▶ **Work required**
From the first line of the listing below, retype each line up to and including the one with "import plotly.graph_objects as go"; pictures stay out.

▶ **Information supplied**
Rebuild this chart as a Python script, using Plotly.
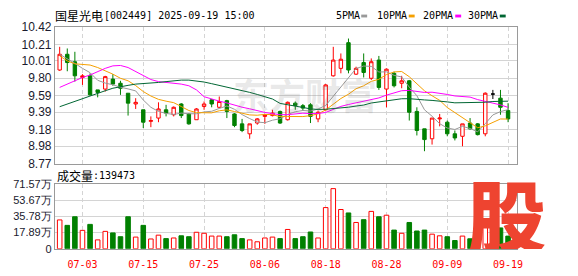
import plotly.graph_objects as go

# ---------------- data ----------------
dates = ["06-30", "07-01", "07-02", "07-03", "07-04", "07-07", "07-08", "07-09", "07-10", "07-11",
         "07-14", "07-15", "07-16", "07-17", "07-18", "07-21", "07-22", "07-23", "07-24", "07-25",
         "07-28", "07-29", "07-30", "07-31", "08-01", "08-04", "08-05", "08-06", "08-07", "08-08",
         "08-11", "08-12", "08-13", "08-14", "08-15", "08-18", "08-19", "08-20", "08-21", "08-22",
         "08-25", "08-26", "08-27", "08-28", "08-29", "09-01", "09-02", "09-03", "09-04", "09-05",
         "09-08", "09-09", "09-10", "09-11", "09-12", "09-15", "09-16", "09-17", "09-18", "09-19"]

open_ = [9.90, 10.09, 10.00, 9.81, 9.83, 9.66, 9.67, 9.79, 9.74, 9.62,
         9.49, 9.42, 9.28, 9.32, 9.42, 9.36, 9.49, 9.37, 9.30, 9.46,
         9.54, 9.45, 9.53, 9.37, 9.25, 9.13, 9.26, 9.34, 9.35, 9.40,
         9.30, 9.50, 9.47, 9.48, 9.31, 9.42, 9.83, 9.92, 10.23, 9.85,
         9.99, 9.80, 10.02, 9.67, 9.86, 9.74, 9.77, 9.40, 9.19, 9.07,
         9.31, 9.27, 9.13, 9.10, 9.26, 9.25, 9.13, 9.61, 9.56, 9.41]
high = [10.18, 10.16, 10.12, 9.85, 9.86, 9.66, 9.83, 9.85, 9.77, 9.62,
        9.56, 9.42, 9.34, 9.51, 9.48, 9.46, 9.50, 9.38, 9.44, 9.52,
        9.55, 9.58, 9.54, 9.38, 9.31, 9.25, 9.32, 9.37, 9.42, 9.41,
        9.52, 9.52, 9.49, 9.50, 9.41, 9.73, 10.18, 10.10, 10.28, 9.94,
        10.10, 10.04, 10.07, 9.92, 9.88, 9.83, 9.78, 9.45, 9.19, 9.32,
        9.37, 9.29, 9.17, 9.25, 9.32, 9.26, 9.63, 9.66, 9.66, 9.50]
low = [9.89, 9.885, 9.76, 9.72, 9.59, 9.57, 9.64, 9.71, 9.60, 9.35,
       9.43, 9.20, 9.21, 9.27, 9.34, 9.34, 9.32, 9.24, 9.30, 9.42,
       9.45, 9.44, 9.32, 9.21, 9.15, 9.07, 9.24, 9.25, 9.34, 9.25,
       9.29, 9.42, 9.41, 9.26, 9.27, 9.41, 9.82, 9.86, 9.86, 9.84,
       9.81, 9.78, 9.66, 9.45, 9.69, 9.68, 9.29, 9.11, 8.92, 9.00,
       9.22, 9.10, 9.05, 8.98, 9.18, 9.11, 9.10, 9.55, 9.36, 9.27]
close = [10.09, 9.99, 9.83, 9.83, 9.60, 9.63, 9.82, 9.73, 9.68, 9.50,
         9.51, 9.27, 9.29, 9.43, 9.38, 9.45, 9.35, 9.25, 9.43, 9.49,
         9.49, 9.52, 9.40, 9.23, 9.17, 9.25, 9.31, 9.36, 9.38, 9.26,
         9.51, 9.47, 9.44, 9.34, 9.39, 9.72, 10.02, 10.03, 9.90, 9.92,
         9.87, 10.00, 9.69, 9.91, 9.71, 9.77, 9.39, 9.17, 9.06, 9.32,
         9.32, 9.13, 9.08, 9.25, 9.19, 9.12, 9.62, 9.61, 9.45, 9.31]

ma5 = [10.09, 10.04, 9.98, 9.92, 9.868, 9.776, 9.742, 9.722, 9.692, 9.672,
       9.648, 9.538, 9.450, 9.400, 9.376, 9.364, 9.380, 9.372, 9.372, 9.394,
       9.402, 9.436, 9.466, 9.426, 9.362, 9.314, 9.272, 9.264, 9.294, 9.312,
       9.364, 9.396, 9.412, 9.404, 9.430, 9.472, 9.582, 9.700, 9.812, 9.918,
       9.948, 9.944, 9.876, 9.878, 9.836, 9.816, 9.694, 9.590, 9.420, 9.342,
       9.252, 9.200, 9.182, 9.220, 9.194, 9.154, 9.252, 9.358, 9.398, 9.422]
ma10 = [10.07, 10.01, 9.975, 9.965, 9.96, 9.93, 9.89, 9.85, 9.80, 9.770,
        9.712, 9.640, 9.586, 9.546, 9.524, 9.506, 9.459, 9.411, 9.386, 9.385,
        9.383, 9.408, 9.419, 9.399, 9.378, 9.358, 9.354, 9.365, 9.360, 9.337,
        9.339, 9.334, 9.338, 9.349, 9.371, 9.418, 9.489, 9.556, 9.608, 9.674,
        9.710, 9.763, 9.788, 9.845, 9.877, 9.882, 9.819, 9.733, 9.649, 9.589,
        9.534, 9.447, 9.386, 9.320, 9.268, 9.203, 9.226, 9.270, 9.309, 9.308]
ma20 = [9.69, 9.73, 9.77, 9.81, 9.84, 9.88, 9.92, 9.95, 9.955, 9.93,
        9.88, 9.83, 9.785, 9.76, 9.75, 9.74, 9.73, 9.71, 9.66, 9.578,
        9.548, 9.524, 9.503, 9.473, 9.451, 9.432, 9.407, 9.388, 9.373, 9.361,
        9.361, 9.371, 9.379, 9.374, 9.375, 9.388, 9.422, 9.461, 9.484, 9.506,
        9.525, 9.549, 9.563, 9.597, 9.624, 9.650, 9.654, 9.645, 9.629, 9.632,
        9.622, 9.605, 9.587, 9.583, 9.573, 9.543, 9.523, 9.502, 9.479, 9.449]
ma30 = [9.457, 9.49, 9.525, 9.555, 9.585, 9.62, 9.65, 9.68, 9.70, 9.715,
        9.73, 9.735, 9.74, 9.75, 9.76, 9.77, 9.778, 9.778, 9.77, 9.755,
        9.735, 9.715, 9.69, 9.67, 9.65, 9.63, 9.605, 9.58, 9.55, 9.497,
        9.478, 9.461, 9.448, 9.431, 9.424, 9.427, 9.434, 9.444, 9.451, 9.465,
        9.477, 9.502, 9.515, 9.531, 9.542, 9.553, 9.554, 9.551, 9.539, 9.533,
        9.528, 9.515, 9.504, 9.505, 9.505, 9.501, 9.511, 9.520, 9.522, 9.524]

# volume in 万 (10k)
volume = [31.8, 25.8, 35.3, 20.3, 26.9, 9.8, 19.2, 17.5, 13.3, 35.3,
          12.9, 25.8, 10.8, 15.0, 11.2, 11.9, 14.3, 13.3, 18.2, 17.1,
          14.0, 14.0, 13.3, 15.4, 11.2, 9.8, 7.7, 11.9, 12.9, 11.2,
          21.3, 11.2, 13.3, 18.5, 11.9, 45.4, 66.3, 43.3, 39.5, 29.0,
          32.1, 41.2, 35.3, 37.0, 20.6, 17.1, 29.0, 19.6, 20.6, 16.1,
          14.3, 13.3, 9.1, 14.0, 11.0, 9.1, 24.1, 15.0, 23.0, 13.95]
# 1 = up day (red hollow bar), -1 = down day (green bar)
volume_dir = [1, -1, -1, 1, -1, 1, 1, -1, -1, -1,
              1, -1, 1, 1, -1, 1, -1, -1, 1, 1,
              1, 1, -1, -1, -1, 1, 1, 1, 1, -1,
              1, -1, -1, -1, 1, 1, 1, 1, -1, 1,
              -1, 1, -1, 1, -1, 1, -1, -1, -1, 1,
              1, -1, -1, 1, -1, -1, 1, -1, -1, -1]

price_ticks = [8.77, 8.98, 9.18, 9.39, 9.59, 9.80, 10.01, 10.21, 10.42]
price_tick_text = ["8.77", "8.98", "9.18", "9.39", "9.59", "9.80", "10.01", "10.21", "10.42"]
vol_ticks = [0, 17.89, 35.78, 53.67, 71.57]
vol_tick_text = ["0", "17.89万", "35.78万", "53.67万", "71.57万"]
date_ticks = ["07-03", "07-15", "07-25", "08-06", "08-18", "08-28", "09-09", "09-19"]
last_volume = "139473"
stock_name = "国星光电"
stock_info = "[002449] 2025-09-19 15:00"
ma_names = ["5PMA", "10PMA", "20PMA", "30PMA"]

# ---------------- styling ----------------
W, H = 578, 276
RED = "#ff0000"
GREEN = "#008000"
MA_COLORS = ["#999999", "#f5a000", "#ff00ff", "#006633"]
GRID = "#d4d4d4"
BORDER = "#9a9a9a"
MONO = "DejaVu Sans Mono"
SANS = "Liberation Sans"
CJK = "Noto Sans CJK SC"


def px(x):
    return x / W


def py(y):
    return 1 - y / H


X_DOMAIN = [px(55.5), px(522)]
X_RANGE = [-0.625, 60.12]

normal = [i for i in range(len(dates)) if open_[i] != close[i]]
flat = [i for i in range(len(dates)) if open_[i] == close[i]]

fig = go.Figure()

fig.add_trace(go.Candlestick(
    x=[dates[i] for i in normal],
    open=[open_[i] for i in normal], high=[high[i] for i in normal],
    low=[low[i] for i in normal], close=[close[i] for i in normal],
    increasing=dict(line=dict(color=RED, width=1), fillcolor="#ffffff"),
    decreasing=dict(line=dict(color=GREEN, width=1), fillcolor=GREEN),
    whiskerwidth=0, hoverinfo="skip", showlegend=False, xaxis="x", yaxis="y"))
fig.add_trace(go.Candlestick(
    x=[dates[i] for i in flat],
    open=[open_[i] for i in flat], high=[high[i] for i in flat],
    low=[low[i] for i in flat], close=[close[i] for i in flat],
    increasing=dict(line=dict(color="#000000", width=1), fillcolor="#000000"),
    decreasing=dict(line=dict(color="#000000", width=1), fillcolor="#000000"),
    whiskerwidth=0, hoverinfo="skip", showlegend=False, xaxis="x", yaxis="y"))

for ma, col in zip([ma5, ma10, ma20, ma30], MA_COLORS):
    fig.add_trace(go.Scatter(x=dates, y=ma, mode="lines",
                             line=dict(color=col, width=1),
                             hoverinfo="skip", showlegend=False,
                             xaxis="x", yaxis="y"))

fig.add_trace(go.Bar(
    x=dates, y=volume, width=0.6,
    marker=dict(color=["#ffffff" if d > 0 else GREEN for d in volume_dir],
                line=dict(color=[RED if d > 0 else GREEN for d in volume_dir], width=1)),
    hoverinfo="skip", showlegend=False, xaxis="x2", yaxis="y2"))

axis_common = dict(showline=True, mirror=True, linecolor=BORDER, linewidth=1,
                   zeroline=False, ticks="")

fig.update_layout(
    width=W, height=H, margin=dict(l=0, r=0, t=0, b=0),
    paper_bgcolor="#ffffff", plot_bgcolor="#ffffff",
    hovermode=False, showlegend=False, boxgap=0.36, boxmode="overlay", bargap=0.4,
    xaxis=dict(domain=X_DOMAIN, anchor="y", type="category", range=X_RANGE,
               categoryorder="array", categoryarray=dates,
               tickmode="array", tickvals=date_ticks, showticklabels=False,
               showgrid=True, gridcolor=GRID, griddash="4px,3px", gridwidth=1,
               rangeslider=dict(visible=False), **axis_common),
    yaxis=dict(domain=[py(165), py(21)], anchor="x", range=[8.77, 10.42],
               tickmode="array", tickvals=price_ticks, ticktext=price_tick_text,
               showgrid=True, gridcolor=GRID, gridwidth=1,
               tickfont=dict(family=SANS, size=12, color="#1a1a2e"),
               **axis_common),
    xaxis2=dict(domain=X_DOMAIN, anchor="y2", type="category", range=X_RANGE,
                categoryorder="array", categoryarray=dates,
                tickmode="array", tickvals=date_ticks, showticklabels=True,
                tickfont=dict(family=MONO, size=10, color=RED),
                ticklabelstandoff=6,
                showgrid=True, gridcolor=GRID, griddash="4px,3px", gridwidth=1,
                **axis_common),
    yaxis2=dict(domain=[py(254.7), py(186.3)], anchor="x2", range=[0, 71.57],
                tickmode="array", tickvals=vol_ticks, ticktext=vol_tick_text,
                showgrid=True, gridcolor=GRID, gridwidth=1,
                tickfont=dict(family="Liberation Sans Narrow, " + SANS, size=11, color="#1a1a2e"),
                **axis_common),
)

ann = []
# watermark
ann.append(dict(text="东方财富", x=px(308), y=py(92), xref="paper", yref="paper",
                showarrow=False, xanchor="center", yanchor="middle",
                font=dict(family=CJK, size=36, color="rgba(120,120,120,0.17)", weight="bold")))
# title
ann.append(dict(text=stock_name, x=px(54), y=py(9), xref="paper", yref="paper",
                showarrow=False, xanchor="left", yanchor="middle",
                font=dict(family=CJK, size=12, color="#000000")))
ann.append(dict(text=stock_info, x=px(103), y=py(9), xref="paper", yref="paper",
                showarrow=False, xanchor="left", yanchor="middle",
                font=dict(family=MONO, size=10, color="#000000")))
# MA legend
legend_x = [338, 379, 425, 471]
dash_x = [365, 413, 460, 505]
shapes = []
for name, lx, dx, col in zip(ma_names, legend_x, dash_x, MA_COLORS):
    ann.append(dict(text=name, x=px(lx), y=py(9), xref="paper", yref="paper",
                    showarrow=False, xanchor="left", yanchor="middle",
                    font=dict(family=MONO, size=10, color="#000000")))
    shapes.append(dict(type="rect", xref="paper", yref="paper",
                       x0=px(dx), x1=px(dx + 6), y0=py(11), y1=py(8),
                       fillcolor=col, line=dict(width=0)))
# volume caption
ann.append(dict(text="成交量", x=px(56), y=py(177), xref="paper", yref="paper",
                showarrow=False, xanchor="left", yanchor="middle",
                font=dict(family=CJK, size=12, color="#000000")))
ann.append(dict(text=":" + last_volume, x=px(92), y=py(177), xref="paper", yref="paper",
                showarrow=False, xanchor="left", yanchor="middle",
                font=dict(family=MONO, size=10, color="#000000")))
# 股 logo
ann.append(dict(text="股", x=px(512), y=py(217), xref="paper", yref="paper",
                showarrow=False, xanchor="center", yanchor="middle",
                height=72, valign="middle", borderpad=0,
                font=dict(family=CJK, size=78, color="#ee4430", weight=900)))

fig.update_layout(annotations=ann, shapes=shapes)

fig.write_html("out.html")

▶ **Answer to this problem**
Rebuild this chart as a Python script, using Plotly.
import plotly.graph_objects as go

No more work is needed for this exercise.